After a bumper turnover in 2007 the market contracted, and predictions for this year have been gloomy. Tonight’s sales at Menzies Art Brands and Deutscher and Hackett will be a test of how the downturn is affecting the Australian market.
Internationally, results have been mixed. At last month’s Yves Saint Laurent art collection sale, prices soared above their estimates, making the event the most lucrative private collection sale on record. A sculpture by the French Impressionist Edgar Degas sold last month through Sotheby’s in London for a record $29.5 million but other valuable works failed to sell. At an auction of Australian art at Christie’s in London late last year little more than a third of the paintings sold. Sotheby’s and Christie’s have announced lay-offs to cut costs.
In Australia, auction houses are treading carefully as they prepare for the first big auctions of the year. Menzies Art Brands and Deutscher and Hackett have reduced their sales targets and priced works at the lower end of their value.

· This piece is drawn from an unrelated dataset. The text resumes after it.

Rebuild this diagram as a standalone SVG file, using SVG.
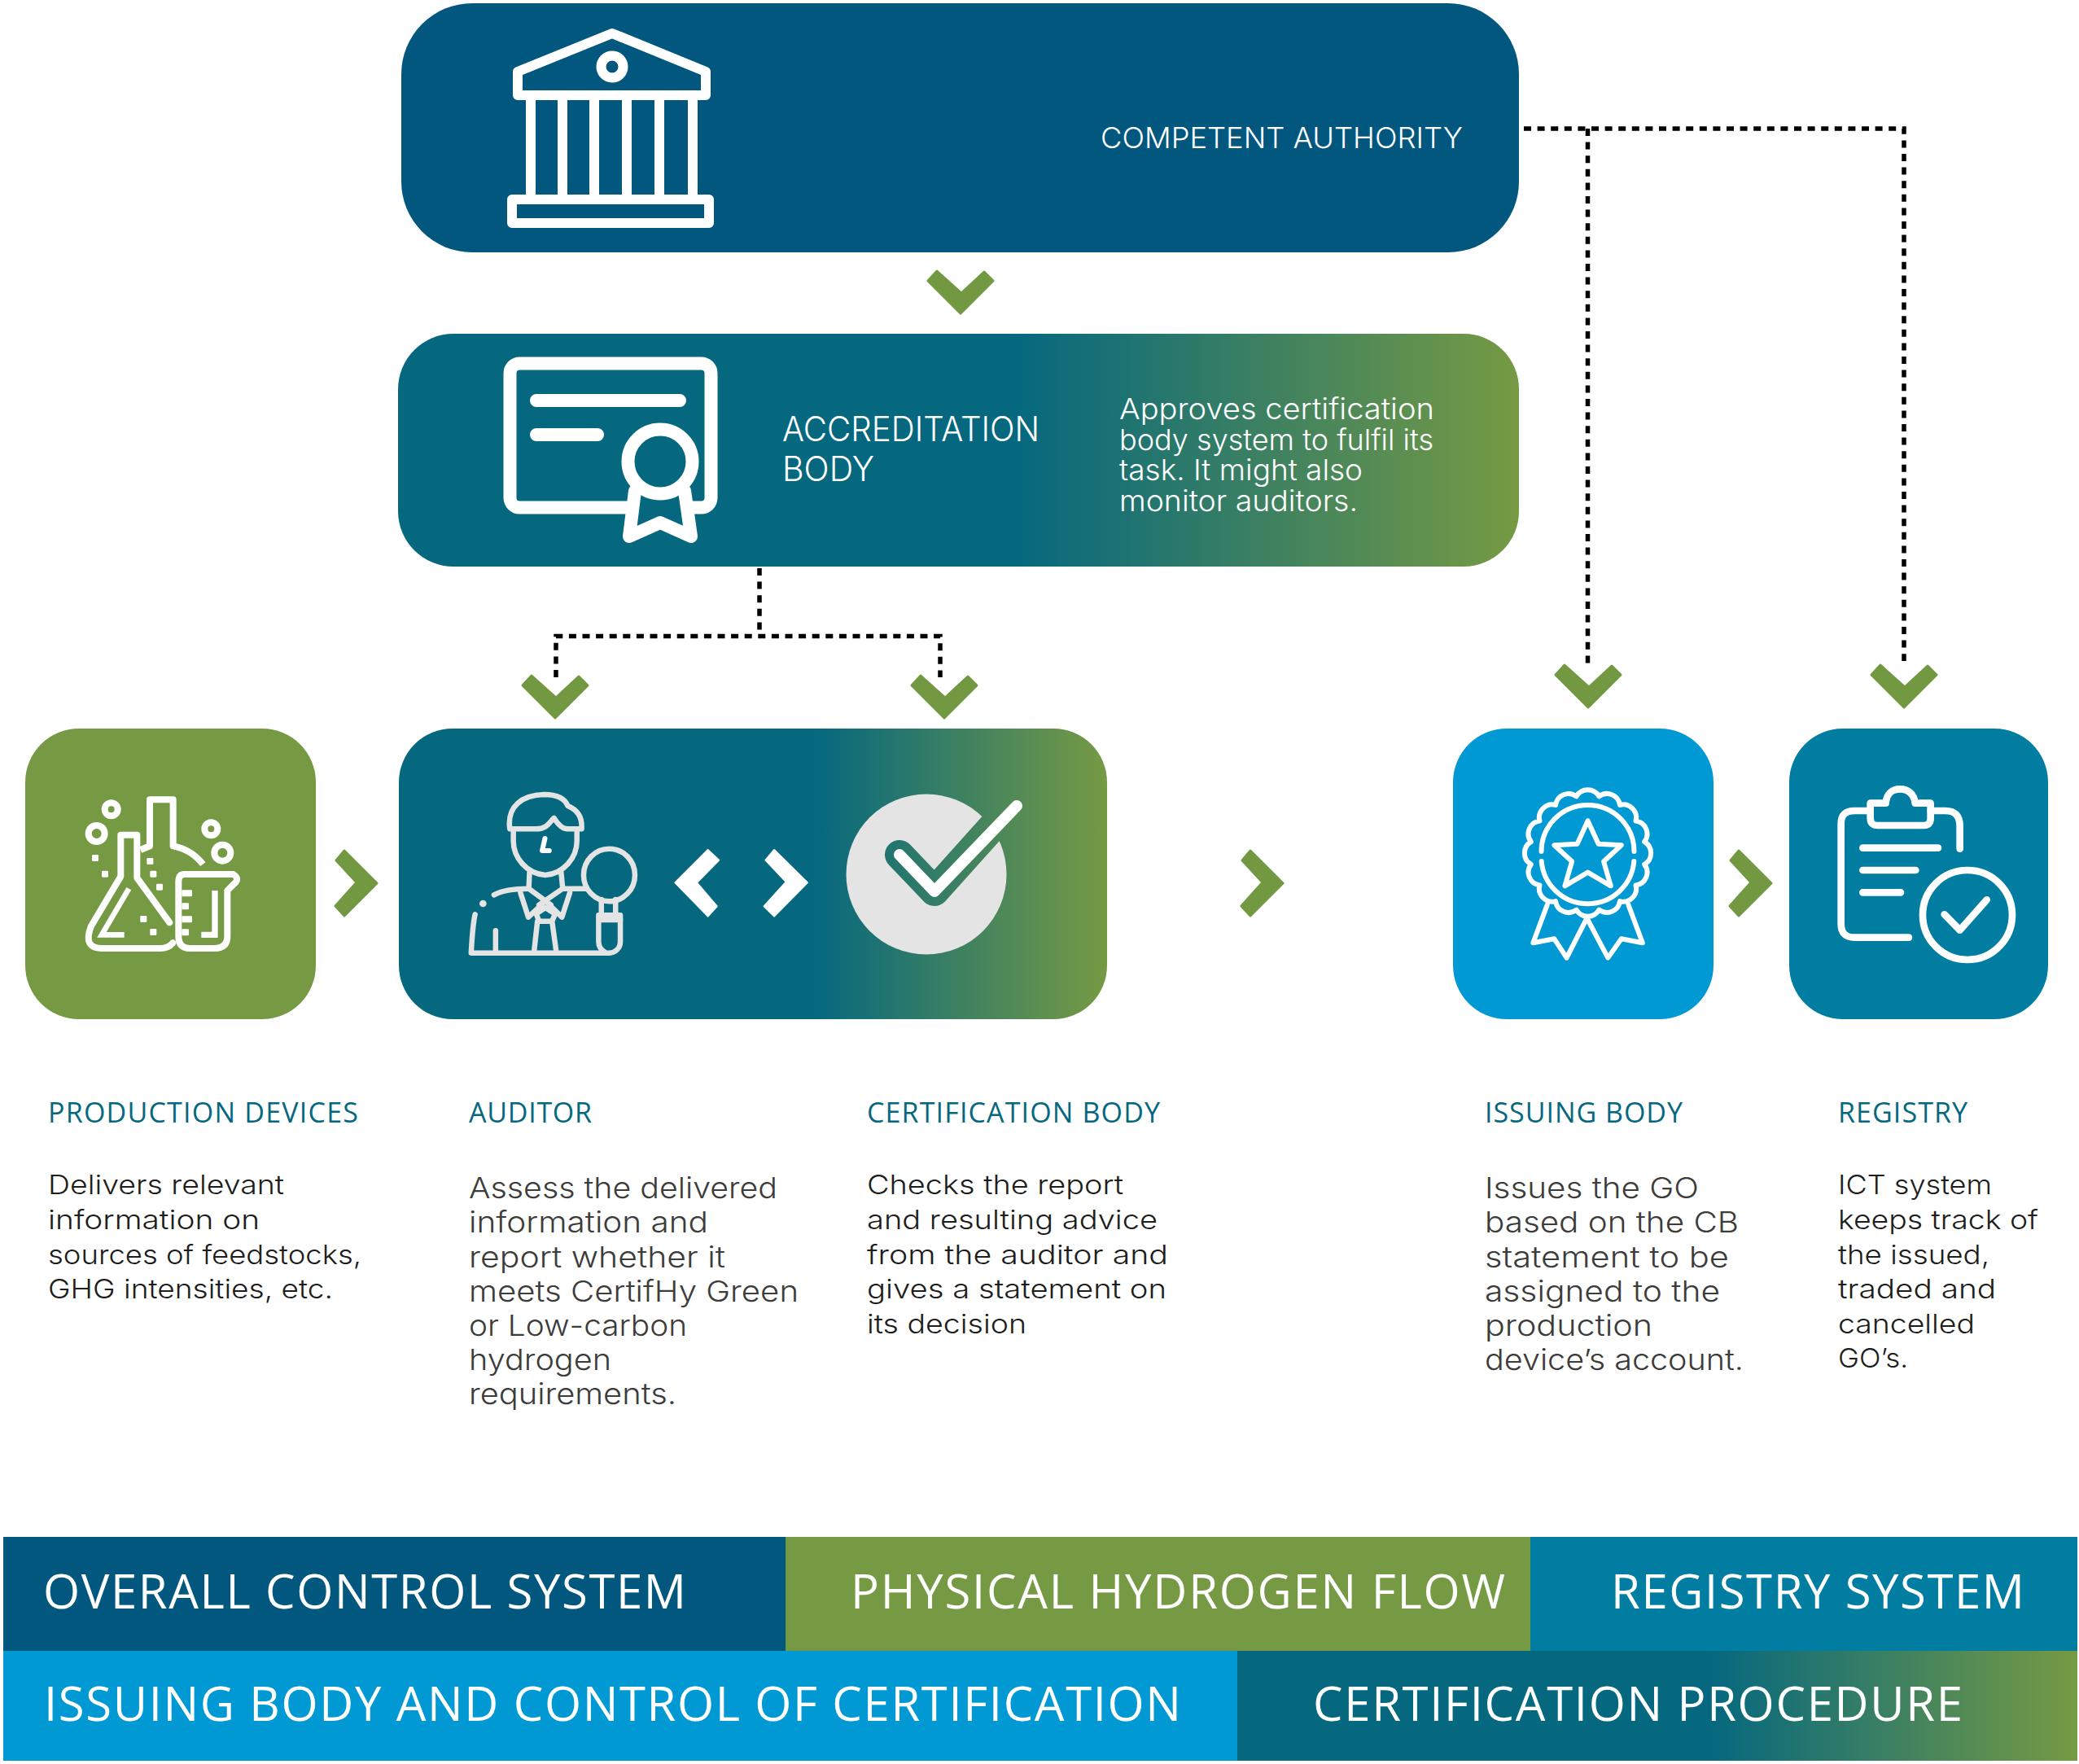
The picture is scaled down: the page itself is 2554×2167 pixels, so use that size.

At Menzies’ major fine art auction in Kensington there are relatively few big-ticket items. The highest valued work is a 1959 oil on canvas by Russell Drysdale, Diver, Broome . Its estimate is upwards of $600,000. Two years ago it sold for $720,000.
In Melbourne, Deutscher and Hackett’s inaugural Aboriginal art sale contains only a few works valued at more than $100,000. The sale is expected to turn over between $2 million and $2.8 million, far less than the company’s fine art catalogues estimated last year.
“We are approaching with caution,” says Damian Hackett, one of Deutscher and Hackett’s executive directors.
“The plan was to present a really tight, interesting and saleable auction, full of really good things in the under $20,000 range, plus a small number of things in the $100,000 to $150,000 range. We haven’t given ourselves the massive pressure of having to sell half-million dollar paintings to break even.”